Short problem: Pictures do not belong in the copy; restate the records below word for word.

Record list:
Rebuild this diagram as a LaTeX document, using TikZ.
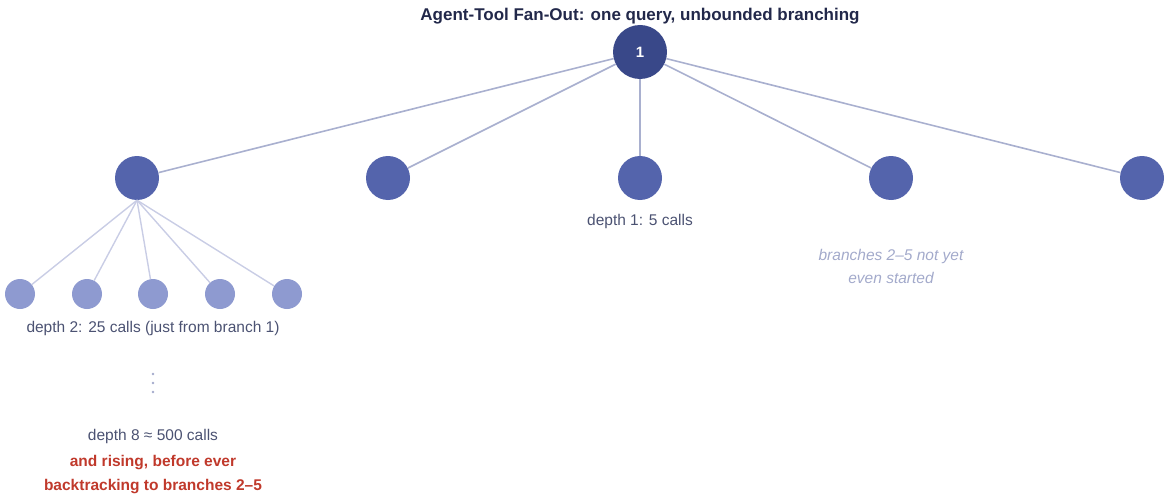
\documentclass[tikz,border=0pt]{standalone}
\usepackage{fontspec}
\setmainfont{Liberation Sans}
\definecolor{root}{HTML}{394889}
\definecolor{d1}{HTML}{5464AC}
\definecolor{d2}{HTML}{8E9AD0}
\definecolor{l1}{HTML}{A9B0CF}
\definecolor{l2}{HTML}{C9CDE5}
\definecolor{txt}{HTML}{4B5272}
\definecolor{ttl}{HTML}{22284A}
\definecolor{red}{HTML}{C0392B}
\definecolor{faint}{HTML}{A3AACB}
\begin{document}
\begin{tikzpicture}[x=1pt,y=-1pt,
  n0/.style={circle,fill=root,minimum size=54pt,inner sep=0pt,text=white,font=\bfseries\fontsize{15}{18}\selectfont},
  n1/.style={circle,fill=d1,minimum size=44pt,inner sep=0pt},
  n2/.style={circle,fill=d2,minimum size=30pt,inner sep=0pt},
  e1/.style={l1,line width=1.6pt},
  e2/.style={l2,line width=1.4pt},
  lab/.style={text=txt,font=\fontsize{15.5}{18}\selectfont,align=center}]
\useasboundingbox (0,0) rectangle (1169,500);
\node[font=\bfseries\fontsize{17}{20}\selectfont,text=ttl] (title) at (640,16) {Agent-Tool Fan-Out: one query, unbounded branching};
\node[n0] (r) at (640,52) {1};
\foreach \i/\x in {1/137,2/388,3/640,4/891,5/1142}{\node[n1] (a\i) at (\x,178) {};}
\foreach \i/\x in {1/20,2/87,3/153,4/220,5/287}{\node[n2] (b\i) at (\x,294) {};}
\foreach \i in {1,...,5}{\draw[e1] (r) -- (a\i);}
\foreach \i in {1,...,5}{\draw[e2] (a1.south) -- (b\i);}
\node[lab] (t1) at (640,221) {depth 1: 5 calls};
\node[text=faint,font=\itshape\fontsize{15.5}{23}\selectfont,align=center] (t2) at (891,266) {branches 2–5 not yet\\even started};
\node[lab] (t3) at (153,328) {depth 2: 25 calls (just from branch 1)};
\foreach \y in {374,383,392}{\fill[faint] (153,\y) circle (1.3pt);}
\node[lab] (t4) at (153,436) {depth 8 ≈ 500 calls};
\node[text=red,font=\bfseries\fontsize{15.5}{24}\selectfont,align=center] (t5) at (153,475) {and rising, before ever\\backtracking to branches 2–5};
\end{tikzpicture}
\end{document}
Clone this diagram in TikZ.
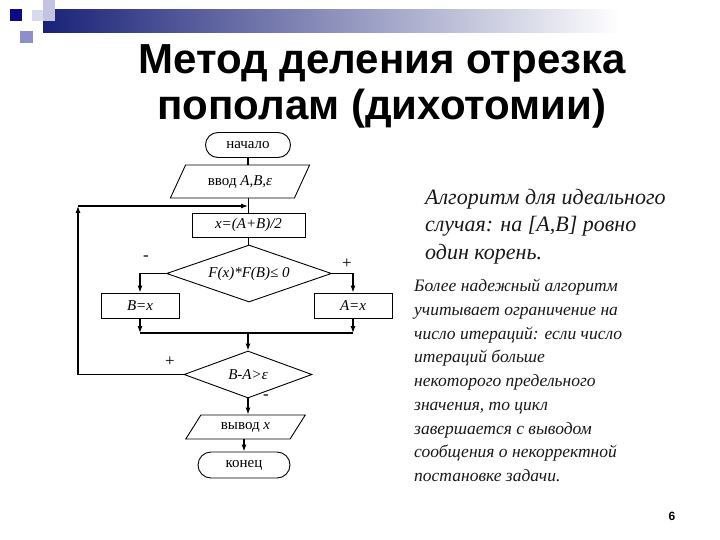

Answer in full:
Rebuild this diagram as a LaTeX document, using TikZ.
\documentclass[tikz,border=0pt]{standalone}
\usepackage{fontspec}
\setmainfont{Liberation Sans}
\definecolor{root}{HTML}{394889}
\definecolor{d1}{HTML}{5464AC}
\definecolor{d2}{HTML}{8E9AD0}
\definecolor{l1}{HTML}{A9B0CF}
\definecolor{l2}{HTML}{C9CDE5}
\definecolor{txt}{HTML}{4B5272}
\definecolor{ttl}{HTML}{22284A}
\definecolor{red}{HTML}{C0392B}
\definecolor{faint}{HTML}{A3AACB}
\begin{document}
\begin{tikzpicture}[x=1pt,y=-1pt,
  n0/.style={circle,fill=root,minimum size=54pt,inner sep=0pt,text=white,font=\bfseries\fontsize{15}{18}\selectfont},
  n1/.style={circle,fill=d1,minimum size=44pt,inner sep=0pt},
  n2/.style={circle,fill=d2,minimum size=30pt,inner sep=0pt},
  e1/.style={l1,line width=1.6pt},
  e2/.style={l2,line width=1.4pt},
  lab/.style={text=txt,font=\fontsize{15.5}{18}\selectfont,align=center}]
\useasboundingbox (0,0) rectangle (1169,500);
\node[font=\bfseries\fontsize{17}{20}\selectfont,text=ttl] (title) at (640,16) {Agent-Tool Fan-Out: one query, unbounded branching};
\node[n0] (r) at (640,52) {1};
\foreach \i/\x in {1/137,2/388,3/640,4/891,5/1142}{\node[n1] (a\i) at (\x,178) {};}
\foreach \i/\x in {1/20,2/87,3/153,4/220,5/287}{\node[n2] (b\i) at (\x,294) {};}
\foreach \i in {1,...,5}{\draw[e1] (r) -- (a\i);}
\foreach \i in {1,...,5}{\draw[e2] (a1.south) -- (b\i);}
\node[lab] (t1) at (640,221) {depth 1: 5 calls};
\node[text=faint,font=\itshape\fontsize{15.5}{23}\selectfont,align=center] (t2) at (891,266) {branches 2–5 not yet\\even started};
\node[lab] (t3) at (153,328) {depth 2: 25 calls (just from branch 1)};
\foreach \y in {374,383,392}{\fill[faint] (153,\y) circle (1.3pt);}
\node[lab] (t4) at (153,436) {depth 8 ≈ 500 calls};
\node[text=red,font=\bfseries\fontsize{15.5}{24}\selectfont,align=center] (t5) at (153,475) {and rising, before ever\\backtracking to branches 2–5};
\end{tikzpicture}
\end{document}
Clone this diagram in TikZ.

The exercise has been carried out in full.